[Source excerpt]
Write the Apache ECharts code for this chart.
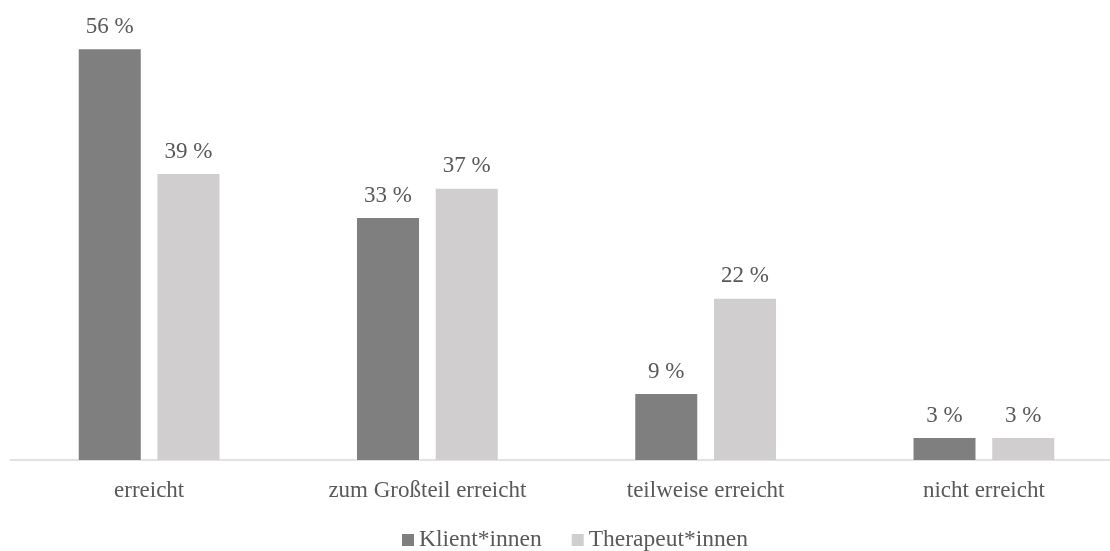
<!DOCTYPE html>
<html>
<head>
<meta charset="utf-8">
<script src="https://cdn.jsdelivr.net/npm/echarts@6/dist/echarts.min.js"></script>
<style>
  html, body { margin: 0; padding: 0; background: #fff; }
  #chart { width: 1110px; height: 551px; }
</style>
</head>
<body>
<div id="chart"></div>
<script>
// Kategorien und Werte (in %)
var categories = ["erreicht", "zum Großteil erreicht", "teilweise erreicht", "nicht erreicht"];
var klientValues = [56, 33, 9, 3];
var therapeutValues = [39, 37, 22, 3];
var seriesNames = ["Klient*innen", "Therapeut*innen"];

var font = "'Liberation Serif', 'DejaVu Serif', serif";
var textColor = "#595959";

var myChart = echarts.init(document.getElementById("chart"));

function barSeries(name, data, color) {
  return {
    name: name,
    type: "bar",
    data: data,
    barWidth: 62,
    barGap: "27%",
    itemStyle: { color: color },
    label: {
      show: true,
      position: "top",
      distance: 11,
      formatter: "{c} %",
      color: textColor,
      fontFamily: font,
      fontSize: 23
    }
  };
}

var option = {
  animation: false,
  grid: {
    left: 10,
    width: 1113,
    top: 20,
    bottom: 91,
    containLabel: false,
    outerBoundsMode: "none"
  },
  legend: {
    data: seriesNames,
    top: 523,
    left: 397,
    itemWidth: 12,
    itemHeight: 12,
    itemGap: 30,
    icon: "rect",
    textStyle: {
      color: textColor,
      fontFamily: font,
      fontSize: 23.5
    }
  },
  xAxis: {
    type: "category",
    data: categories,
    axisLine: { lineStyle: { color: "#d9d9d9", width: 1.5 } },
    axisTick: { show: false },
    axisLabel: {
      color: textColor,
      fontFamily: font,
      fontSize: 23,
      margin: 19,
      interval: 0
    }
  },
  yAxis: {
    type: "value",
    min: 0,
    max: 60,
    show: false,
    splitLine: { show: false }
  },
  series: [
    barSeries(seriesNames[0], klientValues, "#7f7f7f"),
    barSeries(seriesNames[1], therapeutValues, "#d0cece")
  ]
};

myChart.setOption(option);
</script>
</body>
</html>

[Direction] Omit the pictures and give the material again, exactly and in full.

[Answer in full]
Write the Apache ECharts code for this chart.
<!DOCTYPE html>
<html>
<head>
<meta charset="utf-8">
<script src="https://cdn.jsdelivr.net/npm/echarts@6/dist/echarts.min.js"></script>
<style>
  html, body { margin: 0; padding: 0; background: #fff; }
  #chart { width: 1110px; height: 551px; }
</style>
</head>
<body>
<div id="chart"></div>
<script>
// Kategorien und Werte (in %)
var categories = ["erreicht", "zum Großteil erreicht", "teilweise erreicht", "nicht erreicht"];
var klientValues = [56, 33, 9, 3];
var therapeutValues = [39, 37, 22, 3];
var seriesNames = ["Klient*innen", "Therapeut*innen"];

var font = "'Liberation Serif', 'DejaVu Serif', serif";
var textColor = "#595959";

var myChart = echarts.init(document.getElementById("chart"));

function barSeries(name, data, color) {
  return {
    name: name,
    type: "bar",
    data: data,
    barWidth: 62,
    barGap: "27%",
    itemStyle: { color: color },
    label: {
      show: true,
      position: "top",
      distance: 11,
      formatter: "{c} %",
      color: textColor,
      fontFamily: font,
      fontSize: 23
    }
  };
}

var option = {
  animation: false,
  grid: {
    left: 10,
    width: 1113,
    top: 20,
    bottom: 91,
    containLabel: false,
    outerBoundsMode: "none"
  },
  legend: {
    data: seriesNames,
    top: 523,
    left: 397,
    itemWidth: 12,
    itemHeight: 12,
    itemGap: 30,
    icon: "rect",
    textStyle: {
      color: textColor,
      fontFamily: font,
      fontSize: 23.5
    }
  },
  xAxis: {
    type: "category",
    data: categories,
    axisLine: { lineStyle: { color: "#d9d9d9", width: 1.5 } },
    axisTick: { show: false },
    axisLabel: {
      color: textColor,
      fontFamily: font,
      fontSize: 23,
      margin: 19,
      interval: 0
    }
  },
  yAxis: {
    type: "value",
    min: 0,
    max: 60,
    show: false,
    splitLine: { show: false }
  },
  series: [
    barSeries(seriesNames[0], klientValues, "#7f7f7f"),
    barSeries(seriesNames[1], therapeutValues, "#d0cece")
  ]
};

myChart.setOption(option);
</script>
</body>
</html>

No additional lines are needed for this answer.